Simultaneous X-ray/optical/UV snapshots of active galactic nuclei from XMM-Newton: spectral energy distributions for the reverberation mapped sample

We employ contemporaneous optical, ultraviolet (UV) and X-ray observations from the XMM Newton European Photon Imaging Camera (EPIC-pn) and Optical Monitor (OM) archives to present, for the first time, simultaneous spectral energy distributions (SEDs) for the majority of the Peterson et al. reverberation mapped sample of active galactic nuclei (AGN). The raw data were reduced using the latest pipelines and are all analysed consistently. The virial mass estimates from Peterson et al. allow us to calculate Eddington ratios. lambda(Edd) for the sample using the bolometric accretion luminosities determined directly from the SEDs. We calculate hard X-ray bolometric corrections. kappa(2-10) (keV) for the sample and confirm a trend for increasing bolometric correction with Eddington ratio proposed in previous studies.

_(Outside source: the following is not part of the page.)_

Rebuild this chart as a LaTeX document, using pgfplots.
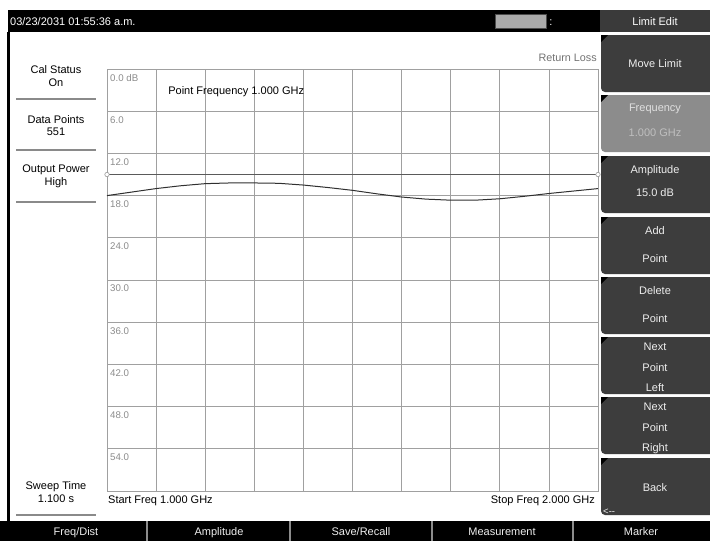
\documentclass[border=0pt]{standalone}
\usepackage{pgfplots}
\pgfplotsset{compat=1.18}
\usepackage{fontspec}
\setmainfont{Liberation Sans}
\definecolor{btn}{HTML}{3D3D3D}
\definecolor{btnhi}{HTML}{8C8C8C}
\definecolor{hdr}{HTML}{3A3A3A}
\definecolor{btntext}{HTML}{EEEEEE}
\definecolor{gridc}{HTML}{A0A0A0}
\definecolor{tickc}{HTML}{8C8C8C}
\definecolor{sepc}{HTML}{8A8A8A}
\definecolor{tracec}{HTML}{303030}
\definecolor{limc}{HTML}{5A5A5A}
\newcommand{\fs}{\fontsize{11}{13}\selectfont}
\newcommand{\fsm}{\fontsize{9.7}{11}\selectfont}
\begin{document}
\begin{tikzpicture}
\path[use as bounding box, fill=white] (0pt,0pt) rectangle (710pt,-541pt);
\begin{scope}[x=1pt,y=-1pt, t/.style={anchor=base, font=\fs, inner sep=0pt}]
 % top bar
 \fill[black] (8,10) rectangle (600,32);
 \node[t, anchor=base west, text=white] at (10,25) {03/23/2031 01:55:36 a.m.};
 \filldraw[fill=black!33, draw=black!70, line width=1pt] (495,14) rectangle (546,28);
 \node[t, text=white] at (551,25) {:};
 \fill[hdr] (600,10) rectangle (710,32);
 \node[t, text=white] at (655,25) {Limit Edit};
 % left border
 \fill[black] (7,32) rectangle (10,521);
 % bottom bar
 \fill[black] (0,521) rectangle (710,541);
 \foreach \sx in {147,290,432,573} {\fill[black!45] (\sx-1,521) rectangle (\sx+1,541);}
 \node[t, text=btntext] at (76,535) {Freq/Dist};
 \node[t, text=btntext] at (219,535) {Amplitude};
 \node[t, text=btntext] at (361,535) {Save/Recall};
 \node[t, text=btntext] at (502,535) {Measurement};
 \node[t, text=btntext] at (641,535) {Marker};
 % left panel
 \node[t] at (56,73) {Cal Status};
 \node[t] at (56,86) {On};
 \draw[sepc, line width=2pt] (16,99) -- (96,99);
 \node[t] at (56,123) {Data Points};
 \node[t] at (56,135) {551};
 \draw[sepc, line width=2pt] (16,150) -- (96,150);
 \node[t] at (56,172) {Output Power};
 \node[t] at (56,185) {High};
 \draw[sepc, line width=2pt] (16,202) -- (96,202);
 \node[t] at (56,489) {Sweep Time};
 \node[t] at (56,502) {1.100 s};
 \draw[sepc, line width=2pt] (16,515) -- (96,515);
 % texts around plot
 \node[t, anchor=base east, text=black!55, font=\fontsize{10.8}{12}\selectfont] at (597,61) {Return Loss};
 \node[t, anchor=base west] at (108,503) {Start Freq 1.000 GHz};
 \node[t, anchor=base east] at (595,503) {Stop Freq 2.000 GHz};
 % soft keys
 \foreach \T/\c in {35/btn,95/btnhi,156/btn,217/btn,277/btn,337/btn,397/btn,458/btn} {
   \fill[\c, rounded corners=4pt] (601,\T) rectangle (714,\T+57);
   \fill[black] (601,\T) -- (608,\T) -- (601,\T+7) -- cycle;
 }
 \node[t, text=btntext] at (655,67.5) {Move Limit};
 \node[t, text=black!12] at (655,111) {Frequency};
 \node[t, text=black!25] at (655,136) {1.000 GHz};
 \node[t, text=btntext] at (655,173) {Amplitude};
 \node[t, text=btntext] at (655,196) {15.0 dB};
 \node[t, text=btntext] at (655,234) {Add};
 \node[t, text=btntext] at (655,262) {Point};
 \node[t, text=btntext] at (655,294) {Delete};
 \node[t, text=btntext] at (655,322) {Point};
 \node[t, text=btntext] at (655,350) {Next};
 \node[t, text=btntext] at (655,371) {Point};
 \node[t, text=btntext] at (655,391) {Left};
 \node[t, text=btntext] at (655,410) {Next};
 \node[t, text=btntext] at (655,431) {Point};
 \node[t, text=btntext] at (655,451) {Right};
 \node[t, text=btntext] at (655,491) {Back};
 \node[t, anchor=base west, text=btntext, font=\fontsize{9.5}{10}\selectfont] at (603,514) {<{-}{-}};
\end{scope}
\begin{axis}[
  at={(107pt,-491pt)}, anchor=south west, scale only axis,
  width=491pt, height=422pt,
  xmin=1, xmax=2, ymin=0, ymax=60, y dir=reverse,
  xtick={1.1,1.2,1.3,1.4,1.5,1.6,1.7,1.8,1.9}, xticklabels={},
  ytick={0,6,12,18,24,30,36,42,48,54},
  yticklabels={0.0 dB,6.0,12.0,18.0,24.0,30.0,36.0,42.0,48.0,54.0},
  yticklabel style={anchor=north west, font=\fsm, text=tickc, yshift=-2pt, inner sep=3pt},
  major tick length=0pt,
  grid=major, grid style={draw=gridc, line width=0.8pt},
  axis line style={draw=gridc, line width=1pt},
  clip=false,
]
\addplot[draw=limc, line width=1.1pt, mark=*, mark size=2.2pt, mark options={fill=white, draw=black!40, line width=0.6pt}] coordinates {(1,15) (2,15)};
\addplot[draw=tracec, line width=1pt, mark=none] coordinates {
(1.00,18.0) (1.05,17.5) (1.10,17.0) (1.15,16.6) (1.20,16.3) (1.25,16.2)
(1.30,16.2) (1.35,16.25) (1.40,16.5) (1.45,16.85) (1.50,17.25) (1.55,17.75)
(1.60,18.2) (1.65,18.5) (1.70,18.65) (1.75,18.65) (1.80,18.45) (1.85,18.1)
(1.90,17.7) (1.95,17.35) (2.00,17.0)};
\node[anchor=base west, inner sep=0pt, font=\fs] at (axis cs:1.1245,3.67) {Point Frequency 1.000 GHz};
\end{axis}
\end{tikzpicture}
\end{document}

Our comparison with previous work on these objects suggests that the OM bandpass may be less susceptible to intrinsic reddening than the far-UV peak of the thermal disc spectrum in AGN, yielding larger bolometric corrections than previous work: kappa(2-10 keV) approximate to 15-30 for lambda(Edd) less than or similar to 0.1, kappa(2-10 keV) approximate to 20-70 for 0.1 less than or similar to lambda(Edd) less than or similar to 0.2 and kappa(2-10 keV) approximate to 70-150 for lambda(Edd) greater than or similar to 0.2, but part of this increase could be attributed to spectral complexity preventing accurate recovery of the intrinsic luminosity in some sources. Long-term optical-UV variability contributes a second order, but significant change to the total bolometric luminosity when comparing multiple observations for individual objects. We also consider the effect of a recently proposed correction for radiation pressure when determining black hole masses with reverberation mapping, and find that the revised mass estimates do not significantly alter the range of bolometric corrections seen but may yield a narrower distribution of Eddington ratios.